P.S: create_conn_mgr and main are changed as well so that instead of using a raw pointer (ConnMgr*) now I use unique_ptr<ConnMgr>. I did not add the code since the question was already long enough.
First of all, I wonder whether there is a way to avoid the
dynamic_cast in get_measurement_device.
I would attempt to unify the get_measurement_device signatures so that you can make this a virtual function in the base class.
So, overall, I wanted to ask whether this a good approach when using
smart pointers.
I think you've done a good job. You've basically converted your "single ownership" news and deletes to unique_ptr in a fairly mechanical fashion. This is exactly the right first (and perhaps last) step.

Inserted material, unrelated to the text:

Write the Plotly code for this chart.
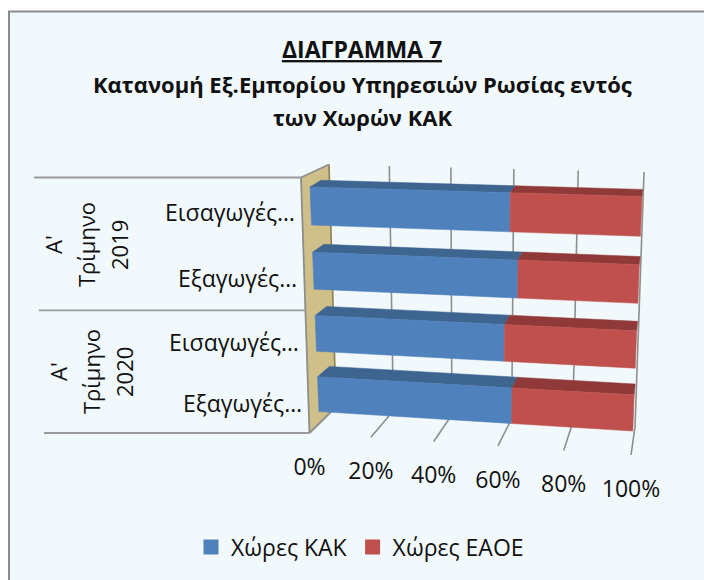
import numpy as np
import plotly.graph_objects as go

# ---------- data ----------
title_lines = ["Κατανομή Εξ.Εμπορίου Υπηρεσιών Ρωσίας εντός", "των Χωρών ΚΑΚ"]
title_main = "ΔΙΑΓΡΑΜΜΑ 7"
bar_labels = ["Εισαγωγές…", "Εξαγωγές…", "Εισαγωγές…", "Εξαγωγές…"]
group_labels = [["Α'", "Τρίμηνο", "2019"], ["Α'", "Τρίμηνο", "2020"]]
series_kak = [61.5, 64, 60, 62.5]
series_eaoe = [38.5, 36, 40, 37.5]
name_kak = "Χώρες ΚΑΚ"
name_eaoe = "Χώρες ΕΑΟΕ"
ticks = [0, 20, 40, 60, 80, 100]
tick_labels = ["0%", "20%", "40%", "60%", "80%", "100%"]

FONT = "Open Sans"
INK = "#111111"
BG = "#F2F9FC"
GRID = "#8E8E8E"


# ---------- the 3D-look projection: (value, slot) -> page pixels ----------
def homography(tl, tr, bl, br):
    src = [(0, 4), (100, 4), (0, 0), (100, 0)]
    dst = [tl, tr, bl, br]
    A, b = [], []
    for (u, v), (x, y) in zip(src, dst):
        A.append([u, v, 1, 0, 0, 0, -u * x, -v * x])
        A.append([0, 0, 0, u, v, 1, -u * y, -v * y])
        b += [x, y]
    h = np.linalg.solve(np.array(A, float), np.array(b, float))
    H = np.append(h, 1).reshape(3, 3)

    def project(u, v):
        p = H @ np.array([u, v, 1.0])
        return p[0] / p[2], p[1] / p[2]

    return project


bar_front = homography((309.4, 173), (642.6, 181.8), (319.4, 424), (632.3, 444))
bar_back = homography((320.4, 166.5), (643.3, 175), (331.4, 412.5), (633.3, 432))
wall_back = homography((329, 164.5), (644, 172), (336, 407), (635, 427))
floor_front = homography((301, 177.5), (650, 185), (309.5, 433), (631, 455))

SLOT_HALF = 0.29


def polys(pieces):
    xs, ys = [], []
    for piece in pieces:
        for x, y in piece + [piece[0]]:
            xs.append(x)
            ys.append(y)
        xs.append(None)
        ys.append(None)
    return xs, ys


fig = go.Figure()


def fill_trace(pieces, color):
    xs, ys = polys(pieces)
    fig.add_trace(go.Scatter(x=xs, y=ys, mode="lines", fill="toself", fillcolor=color,
                             line=dict(color=color, width=0.5), hoverinfo="skip", showlegend=False))


def line_trace(pieces, color=GRID, width=1.6):
    xs, ys = [], []
    for a, b in pieces:
        xs += [a[0], b[0], None]
        ys += [a[1], b[1], None]
    fig.add_trace(go.Scatter(x=xs, y=ys, mode="lines", line=dict(color=color, width=width),
                             hoverinfo="skip", showlegend=False))


# gridlines on the back wall and the floor
line_trace([(wall_back(t, 4), wall_back(t, 0)) for t in ticks[1:]])
line_trace([(wall_back(t, 0), floor_front(t, 0)) for t in ticks[1:]])

# side wall
wall = [wall_back(0, 4), wall_back(0, 0), floor_front(0, 0), floor_front(0, 4)]
fill_trace([wall], "#CFBF88")
line_trace([(wall[0], wall[1])], "#8A8052", 1.6)
line_trace([(wall[1], wall[2]), (wall[2], wall[3]), (wall[3], wall[0])], GRID, 1.8)

# separators of the category groups
left_ends = [34, 39, 44]
for c, x_end in zip([4, 2, 0], left_ends):
    edge = floor_front(0, c)
    line_trace([((x_end, edge[1]), edge)], "#9A9A9A", 1.8)

# stacked bars
n = len(series_kak)
front_k, front_e, top_k, top_e = [], [], [], []
for i in range(n):
    c = n - 1 - i + 0.5
    hi, lo = c + SLOT_HALF, c - SLOT_HALF
    k = series_kak[i]
    e = k + series_eaoe[i]
    front_k.append([bar_front(0, hi), bar_front(k, hi), bar_front(k, lo), bar_front(0, lo)])
    front_e.append([bar_front(k, hi), bar_front(e, hi), bar_front(e, lo), bar_front(k, lo)])
    top_k.append([bar_front(0, hi), bar_front(k, hi), bar_back(k, hi), bar_back(0, hi)])
    top_e.append([bar_front(k, hi), bar_front(e, hi), bar_back(e, hi), bar_back(k, hi)])
fill_trace(top_k, "#3D6590")
fill_trace(top_e, "#8F3A38")
fill_trace(front_k, "#4F81BD")
fill_trace(front_e, "#C0504D")

# value tick labels under the floor
tick_pts = [floor_front(t, 0) for t in ticks]
fig.add_trace(go.Scatter(x=[p[0] for p in tick_pts], y=[p[1] + 36 for p in tick_pts], mode="text",
                         text=tick_labels, textposition="middle center",
                         textfont=dict(family=FONT, size=23, color=INK),
                         hoverinfo="skip", showlegend=False))

# legend entries
for name, color in [(name_kak, "#4F81BD"), (name_eaoe, "#C0504D")]:
    fig.add_trace(go.Scatter(x=[None], y=[None], mode="markers", name=name,
                             marker=dict(symbol="square", size=15, color=color)))

annotations = []
# bar category labels, right-aligned against the wall edge
for i, label in enumerate(bar_labels):
    c = n - 1 - i + 0.5
    ex, ey = floor_front(0, c)
    annotations.append(dict(x=ex - 5, y=ey, text=label, xref="x", yref="y", showarrow=False,
                            xanchor="right", yanchor="middle",
                            font=dict(family=FONT, size=23, color=INK)))
# rotated group labels
for (x_first, y_mid), lines in zip([(53, 245), (58, 372)], group_labels):
    for j, line in enumerate(lines):
        annotations.append(dict(x=x_first + 33 * j, y=y_mid, text=line, xref="x", yref="y",
                                showarrow=False, textangle=-90, xanchor="center", yanchor="middle",
                                font=dict(family=FONT, size=22, color=INK)))
# further title lines
for y_pos, line in zip([84, 117], title_lines):
    annotations.append(dict(x=362, y=y_pos, text=f"<b>{line}</b>", xref="x", yref="y", showarrow=False,
                            xanchor="center", yanchor="middle",
                            font=dict(family=FONT, size=22, color=INK)))

W, H = 704, 580
fig.update_layout(
    width=W, height=H,
    margin=dict(l=0, r=0, t=0, b=0),
    paper_bgcolor="white", plot_bgcolor="rgba(0,0,0,0)",
    xaxis=dict(range=[0, W], visible=False, domain=[0, 1], fixedrange=True),
    yaxis=dict(range=[H, 0], visible=False, domain=[0, 1], fixedrange=True),
    title=dict(text=f"<b><u>{title_main}</u></b>", x=362 / W, xanchor="center", xref="paper",
               y=1 - 50 / H, yanchor="middle", yref="paper",
               font=dict(family=FONT, size=23, color=INK)),
    legend=dict(orientation="h", x=360 / W, xanchor="center",
                y=1 - 547 / H, yanchor="middle",
                font=dict(family=FONT, size=23, color=INK), bgcolor="rgba(0,0,0,0)"),
    shapes=[dict(type="rect", xref="x", yref="y", x0=9, y0=11.5, x1=720, y1=600,
                 fillcolor=BG, line=dict(color="#8C8C8C", width=2), layer="below")],
    annotations=annotations,
    showlegend=True,
)
fig.write_html(
    "out.html",
    config={"displayModeBar": False},
    post_script="document.body.style.margin='0';document.documentElement.style.overflow='hidden';",
)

I also think you made the right decision in returning raw pointers from get_measurement_device because in your original code the clients of this function did not take ownership of this pointer. Dealing with raw pointers when you do not intend to share or transfer ownership is a good pattern that most programmers will recognize.
In summary, you've correctly translated your existing design to use smart pointers without changing the semantics of your design.
From here if you want to study the possibility of changing your design to one involving shared ownership, that is a perfectly valid next step. My own preference is to prefer unique ownership designs until a use case or circumstance demands shared ownership.
Unique ownership is not only more efficient, it is also easier to reason about. That ease in reasoning typically leads to fewer accidental cyclic memory ownership patters (cyclic memory ownership == leaked memory). Coders who just slap down shared_ptr every time they see a pointer are far more likely to end up with memory ownership cycles.
That being said, cyclic memory ownership is also possible using only unique_ptr. And if it happens, you need weak_ptr to break the cycle, and weak_ptr only works with shared_ptr. So the introduction of an ownership cycle is another good reason to migrate to shared_ptr.